A couple of innings later, I’m back up to bat. I’m one and one at this point. After my questionable strikeout, I hit a good single. You see, I’ve been doing a lot of kickboxing lately. My body is stronger. My upper body, my core, my legs. I can feel the strength growing in them, and it feels amazing. My hitting has improved so much. I’m making good contact, and I finally finally have a wee bit of power behind my hits.

So there I am. First pitch is a little high, but I swing and miss.

“Sweetheart,” I hear behind me. “You need to step with your front foot. Step with your front foot, okay?”
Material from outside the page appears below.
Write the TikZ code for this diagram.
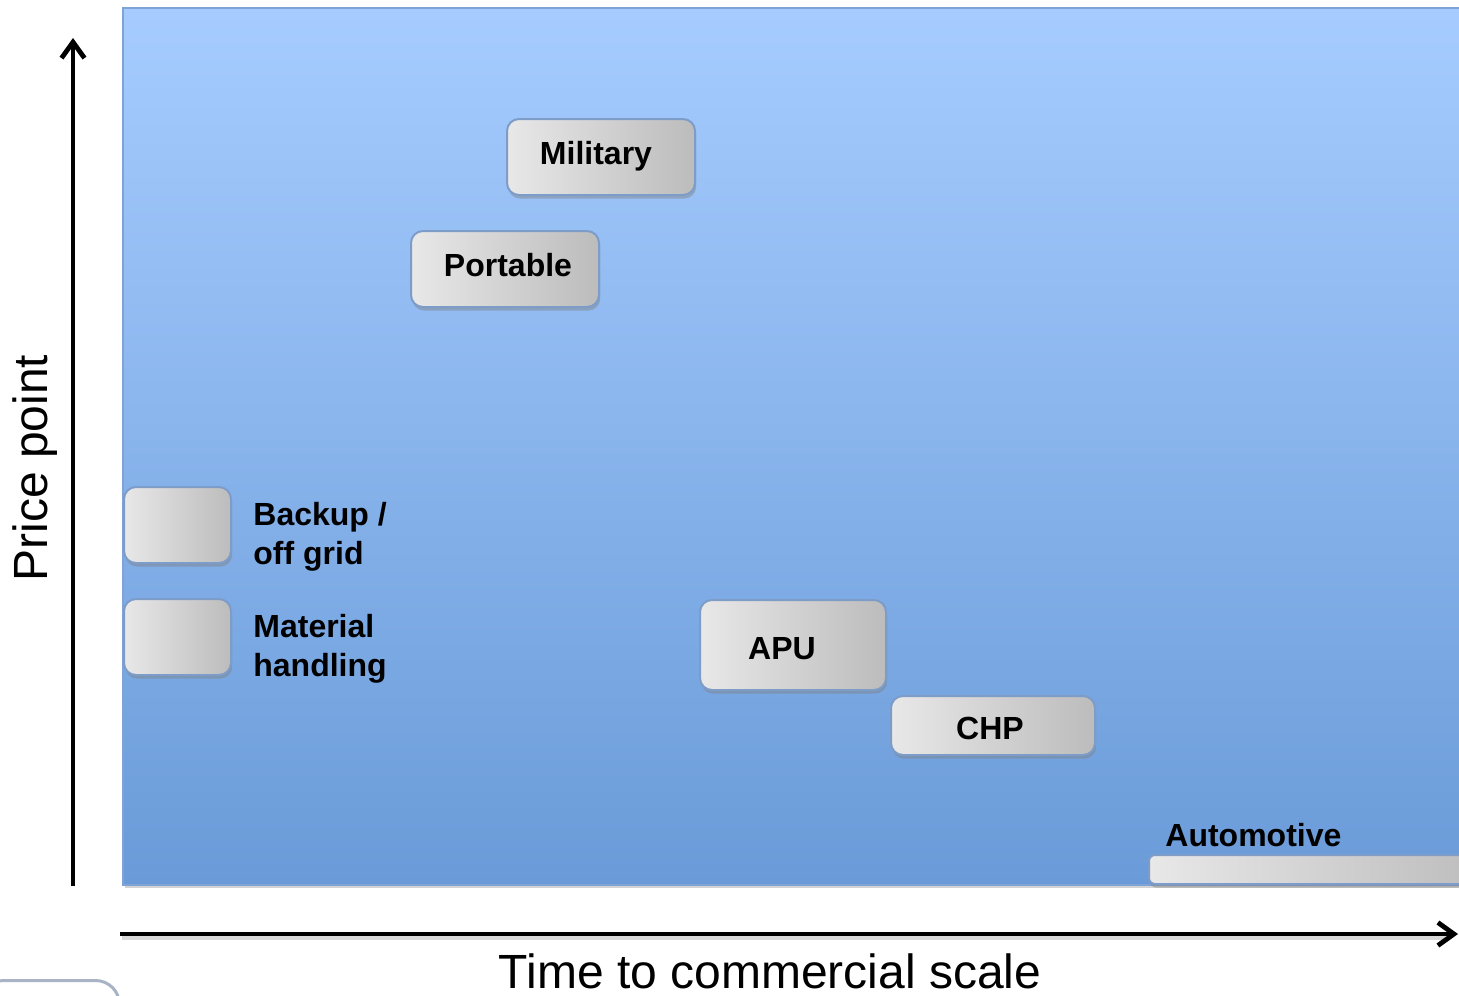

I don’t turn around. I just face the pitcher and silently scream in my head. I don’t need this stranger to tell me how to bat. I don’t want him to tell me how to bat. All in all, I’m doing just fine on my own. I’ve gratefully accepted advice from friends, boyfriends, flings, first dates in the past, but all solicited, all with me starting the conversation of how I can improve my batting. This man doesn’t know me.

Finally my pitch comes. I hit it hard. I make it to first, and in a perfect yet imaginary world I hit it like Ken Griffey Jr., running to first base with bravado, looking over my shoulder to say “Don’t ever call me sweetheart again.” But in the real world, I keep my chin up and run as hard as I can focusing on making it in plenty of time.

Later at the bar, my teammates congratulate me on a good game. I tell them about the comments from the umpire, and they likewise respond with disgust. But they also claim that maybe a bit of that rage was good for me, they joke about calling me honey/sweetheart before every at bat. I laugh.

But I’d prefer they not. Unless you’re someone I’m romantically involved with or you’re my mother or a good friend comforting me in a difficult time or someone who has earned that familiarity with me in some way or another, please don’t.